1. This appeal arises out of a suit brought by the appellant for arrears of rent due upon a lease granted in November 1903 to respondents Nos. 3, 4 and 5 and the father of respondent No. 1, by one Fakir Chand whom the appellant claims to represent. The main question in the case is whether1 the lease is still in force as between the parties to this appeal.
2. On October 27th, 1903, respondents Nos. 3, 4 and 5 and Baldeo Sarai, father of respondent No. 1, made an usufructuary mortgage of their shares in two villages Sirsawa and Pipal Khera in favour of Fakir Chand who on November 12t,h in that year gave the mortgagors a lease of the property. Fakir Chand died in January 1905. He seems to have been only manager of the property on behalf of other persons and on his death a dispute arose as to who should be regarded as mortgagor of the property. The appellant claimed to be regarded as sole mortgagor but she was opposed by the sixth respondent Sri Kishen Lal who claimed a one-fourth share in the mortgage. Mutation of names was ultimately effected in favour of the appellant in respect of three-fourths of the property and in favour of Sri Kishen Lal in respect of the remaining one-fourth and Sri Kishen Lal succeeded in obtaining a decree against the mortgagors for one fourth of the rent payable under the lease. Meanwhile, ori December 14th, 1907, the mortgagors who seem to have been willing to recognise the appellant as sole mortgagee in succession to Fakir Chand, made a fresh mortgage of the bulk of the property in favour of the appellant alone in avowed super-session of the mortgage and lease of 1903. They stated in the deed that they had placed the appellant in possession of the property and that she was already re-carded as lambardar of one of the villages and they promised to get her appointed lambardar of the other village also. The present suit for rent is based upon the lease, of 1903. The plaintiff-appellant in her plaint states that the mortgage of 1907 never took effect, and, in view of the fact that Sri Kishen Lal has succeeded in establishing his right to one-fourth of the rent reserved by the lease, the appellant has claimed three-fourths only of the rent for the years to which the suit relates.

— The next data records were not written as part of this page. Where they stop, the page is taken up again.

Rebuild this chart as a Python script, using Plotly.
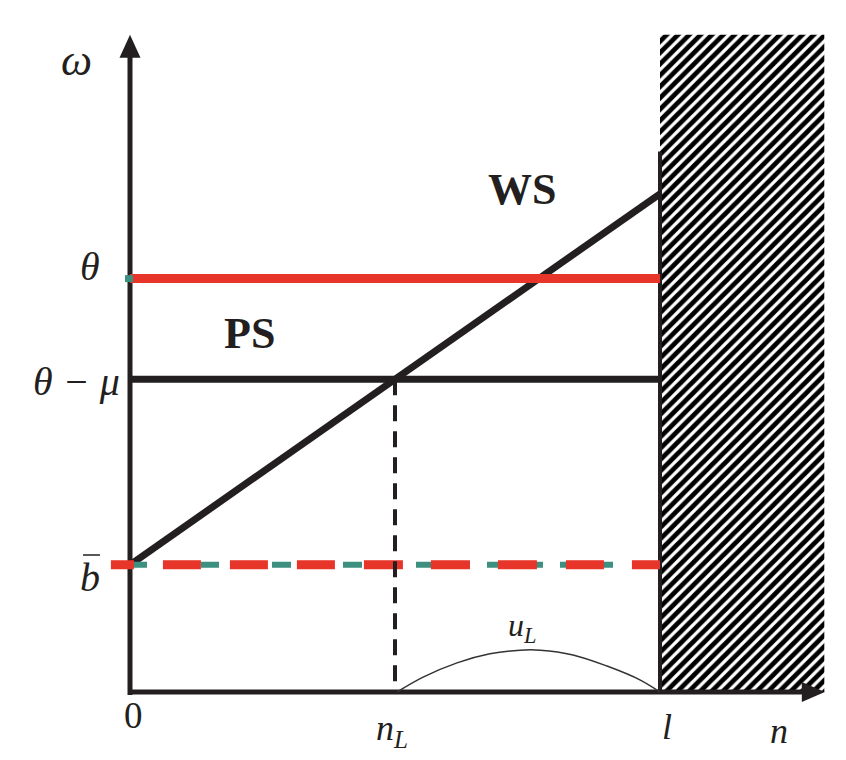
import plotly.graph_objects as go

# ---------------- data (n-axis: 0 .. l = 1 ; same unit scale on omega axis) ----------------
n_L = 0.50
l_val = 1.0
b_bar = 0.24
theta_minus_mu = 0.59
theta = 0.78
ws_at_l = 0.94
wall_top = 1.02
hatch_right = 1.31
hatch_top = 1.24
axis_x_end = 1.311
axis_y_end = 1.24
red_dash_start = -0.036

ul_x = [0.504, 0.553, 0.617, 0.679, 0.736, 0.774, 0.836, 0.900, 0.962, 1.0]
ul_y = [0.0, 0.028, 0.055, 0.072, 0.079, 0.079, 0.070, 0.049, 0.023, 0.0]

# ---------------- styling ----------------
PX = 530.0  # pixels per unit
W, H = 846, 760
X0_PX, Y0_PX = 130, 692
x_range = [-X0_PX / PX, (W - X0_PX) / PX]
y_range = [-(H - Y0_PX) / PX, Y0_PX / PX]

INK = "#231F20"
RED = "#E8352A"
TEAL = "#3D8F80"
SERIF = "Liberation Serif"

def u(px):
    return px / PX

fig = go.Figure()

# hatched wall region
fig.add_trace(go.Scatter(
    x=[l_val, hatch_right, hatch_right, l_val, l_val],
    y=[0, 0, hatch_top, hatch_top, 0],
    mode="lines", fill="toself", line=dict(width=0, color="rgba(0,0,0,0)"),
    fillcolor="white",
    fillpattern=dict(shape="/", size=8, solidity=0.6, fgcolor="black", bgcolor="white",
                     fillmode="replace"),
    hoverinfo="skip"))

# axes
fig.add_trace(go.Scatter(x=[-u(2), axis_x_end - u(20)], y=[0, 0], mode="lines",
                         line=dict(color=INK, width=5), hoverinfo="skip"))
fig.add_trace(go.Scatter(x=[0, 0], y=[-u(3), axis_y_end - u(20)], mode="lines",
                         line=dict(color=INK, width=5), hoverinfo="skip"))
# arrow heads
fig.add_trace(go.Scatter(
    x=[axis_x_end, axis_x_end - u(23), axis_x_end - u(23), axis_x_end],
    y=[0, u(10), -u(10), 0], mode="lines", fill="toself", fillcolor=INK,
    line=dict(width=0, color=INK), hoverinfo="skip"))
fig.add_trace(go.Scatter(
    x=[0, u(10.5), -u(10.5), 0],
    y=[axis_y_end, axis_y_end - u(23), axis_y_end - u(23), axis_y_end], mode="lines",
    fill="toself", fillcolor=INK, line=dict(width=0, color=INK), hoverinfo="skip"))

# wall line at l
fig.add_trace(go.Scatter(x=[l_val, l_val], y=[0, wall_top], mode="lines",
                         line=dict(color=INK, width=4), hoverinfo="skip"))

# theta - mu (PS) line
fig.add_trace(go.Scatter(x=[0, l_val], y=[theta_minus_mu, theta_minus_mu], mode="lines",
                         line=dict(color=INK, width=7), hoverinfo="skip"))
# WS line
fig.add_trace(go.Scatter(x=[0, l_val], y=[b_bar, ws_at_l], mode="lines",
                         line=dict(color=INK, width=7), hoverinfo="skip"))
# theta red line
fig.add_trace(go.Scatter(x=[0, l_val], y=[theta, theta], mode="lines",
                         line=dict(color=RED, width=9), hoverinfo="skip"))
fig.add_trace(go.Scatter(x=[-u(5), u(3)], y=[theta, theta], mode="lines",
                         line=dict(color=TEAL, width=7), hoverinfo="skip"))

# b-bar dashed lines (teal under red)
teal_dash = "17px,54px,18px,53px,19px,52px,19px,54px,54px,17px,56px,17px,53px,19px,28px,60px"
red_dash = ("23px,29px,38px,29px,38px,29px,38px,29px,39px,28px,39px,28px,39px,29px,"
            "38px,28px,28px,60px")
fig.add_trace(go.Scatter(x=[0, l_val], y=[b_bar, b_bar], mode="lines",
                         line=dict(color=TEAL, width=6, dash=teal_dash), hoverinfo="skip"))
fig.add_trace(go.Scatter(x=[red_dash_start, l_val], y=[b_bar, b_bar], mode="lines",
                         line=dict(color=RED, width=9, dash=red_dash), hoverinfo="skip"))

# n_L dashed drop line
fig.add_trace(go.Scatter(x=[n_L, n_L], y=[theta_minus_mu, 0], mode="lines",
                         line=dict(color=INK, width=4, dash="16px,10px"), hoverinfo="skip"))

# u_L curve
fig.add_trace(go.Scatter(x=ul_x, y=ul_y, mode="lines", line=dict(color="#333333", width=1.5,
                         shape="spline"), hoverinfo="skip"))

def px_x(x_px):
    return (x_px - X0_PX) / PX

def px_y(y_px):
    return (Y0_PX - y_px) / PX

def label(x_px, y_px, text, size, bold=False, italic=True):
    t = text
    if bold:
        t = "<b>" + t + "</b>"
    if italic:
        t = "<i>" + t + "</i>"
    fig.add_annotation(x=px_x(x_px), y=px_y(y_px), text=t, showarrow=False,
                       xanchor="center", yanchor="middle",
                       font=dict(family=SERIF, size=size, color=INK))

label(76, 60, "ω", 44)
label(90, 266, "θ", 40)
label(76, 381, "θ − μ", 40)
label(90, 577, "b", 40)
# bar over b
fig.add_shape(type="line", x0=px_x(83), x1=px_x(100), y0=px_y(555), y1=px_y(555),
              line=dict(color=INK, width=1.5))
label(133, 715, "0", 37, italic=False)
label(392, 730, "n<sub>L</sub>", 36)
label(667, 727, "l", 36)
label(779, 731, "n", 36)
label(522, 627, "u<sub>L</sub>", 32)
label(522, 189, "WS", 44, bold=True, italic=False)
label(249, 333, "PS", 44, bold=True, italic=False)

fig.update_layout(
    width=W, height=H, margin=dict(l=0, r=0, t=0, b=0),
    paper_bgcolor="white", plot_bgcolor="white", showlegend=False,
    xaxis=dict(range=x_range, visible=False, fixedrange=True),
    yaxis=dict(range=y_range, visible=False, fixedrange=True),
)

fig.write_html("out.html")
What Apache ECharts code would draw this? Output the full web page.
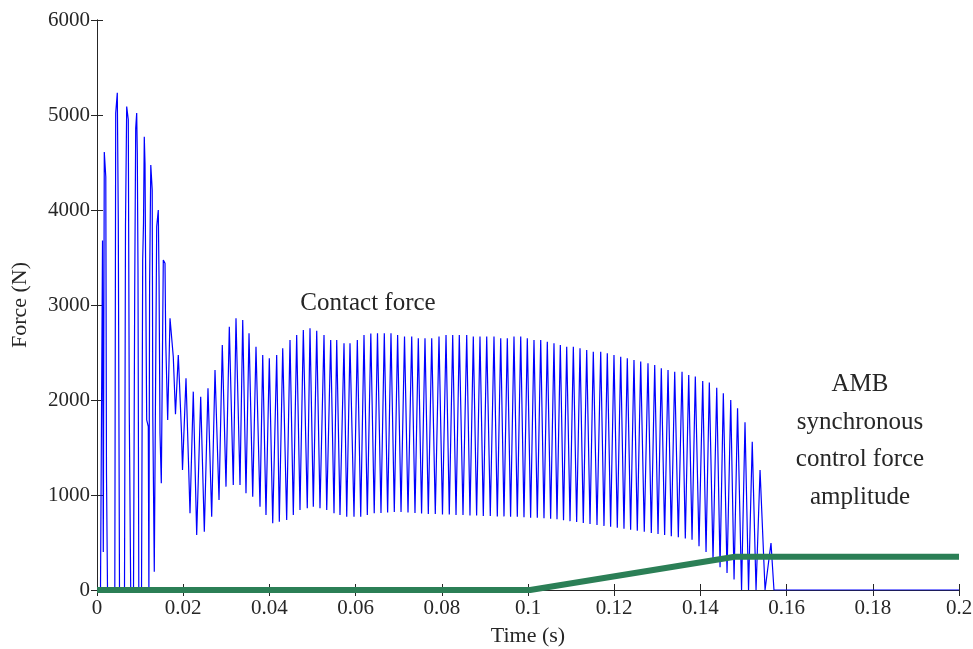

The defence is that the mortgage and lease of 1903 have been superseded by the mortgage of 1907. The Assistant Collector has accepted this defence and dismissed the suit, though he has found on the evidence that the mortgage of 1907 was not given effect to, in its entirety at all events, and that the respondents other than Sri Kishen Lal are still in possession of the property.
3. An examination of the mortgage-deed of 1907 shows clearly that it was intended to supersede entirely the mortgage and lease of 1903. But it could not be given effect to in its entirety because Sri Kishen Lal succeeded in establishing his right to be treated as lessor of the property to the extent of his one-fourth share. The result of the action taken by him was that the mortgagors remained in possession of the whole of the mortgaged property as if the mortgage of 1907 had never been made. The oral evidence shows that the appellant was unable to recover any portion of the rents of the property from the cultivators and suits for rent brought by her against them were dismissed. As between Sri Kishen Lal and the other respondents the mortgage and lease of 1903 are still in force, it was never intended by any one that the mortgagors should hold possession of one-fourth as lessees under the lease of 1903 while the appellant hold collecting possession as mortgagee of the remaining three-fourths. Nor as the mortgage of 1907 superseded entirely the mortgage of 1903 for Sri Kishen Lal is still mortgagee. It was never intended that the mortgage of 1907 should supersede part only of the mortgage of 1903. The greatest confusion would ensure if it were held that both mortgages are partly in force and the loan of 1903 has been partially superseded.
4. It appears to us that the mortgage of 1907 failed to take effect at all that the lease of 1903 is still in full force and that the present suit is maintainable.
5. Under Order XLI, Rule 25, we direst that the record be returned to the Court below for trial of the following issue:
What amount is due to the appellant in accordance with the lease of 1903P
6. Further evidence may be admitted. On return of the finding ten days will be allowed for objections.